Cryptography is the process of scrambling information so that it can only be read by those people who know how to unscramble the data.
For example, you can make a rule that you will shift all letters in the alphabet by three letters. So the letter “A” is represented by “D”, “B” is represented by “E”, and so on. So the sentence “Mike Clark is a great guy.” would be shown (or encrypted) as “Njlf Dmbsl jt b hsfbu hvz.”
Original Alphabet: ABCDEFGHIJKLMNOPQRSTUVWXYZ
Encrypted Alphabet: BCDEFGHIJKLMNOPQRSTUVWXYZA
You could also randomly assign letters to represent other letters. Then to figure out the original message (or decrypt) , instead of trying all 25 alphabetic shifts, you would need to have the original matchings. The major problem with this type of encryption is the English language has many sequences of letters that are more common than others. For example, “e” is the most common vowel, while “t” is the most common consonant. If an encrypted message has lots of “uif” sequences, that word may be “the.” This is how you can solve cryptograms in the newspaper. Look at how frequently letters appear, and then “guess” the most common letter is actually an “e.” If you have several three-letter words ending in “e,” maybe that word is actually “the.” Then fill in the “t” and “h” letters to see if any other words appear. It’s just like playing Wheel of Fortune.
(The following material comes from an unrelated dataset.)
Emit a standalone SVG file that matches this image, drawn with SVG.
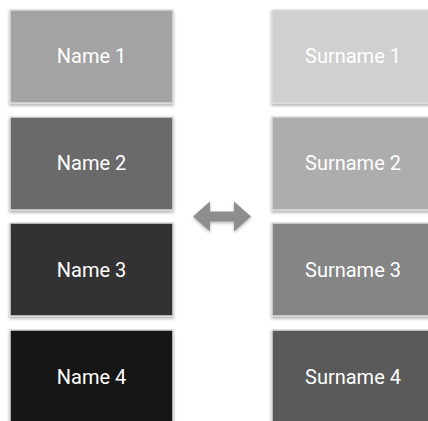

Over time, mathematicians have come up with more difficult algorithms (or formulas) to hide the original message. An easy way to do this is to remove spaces between words. “NjlfD mbslj tbhsf buhvz.” is harder to figure out than “Njlf Dmbsl jt b hsfbu hvz.” You can also remove capitalization to make it harder to figure out. “njlfd mbslj tbhsf buhvz.” is even harder because you can’t assume there are two names at the begining of the phrase.
There are hundreds of different encryption algorithms.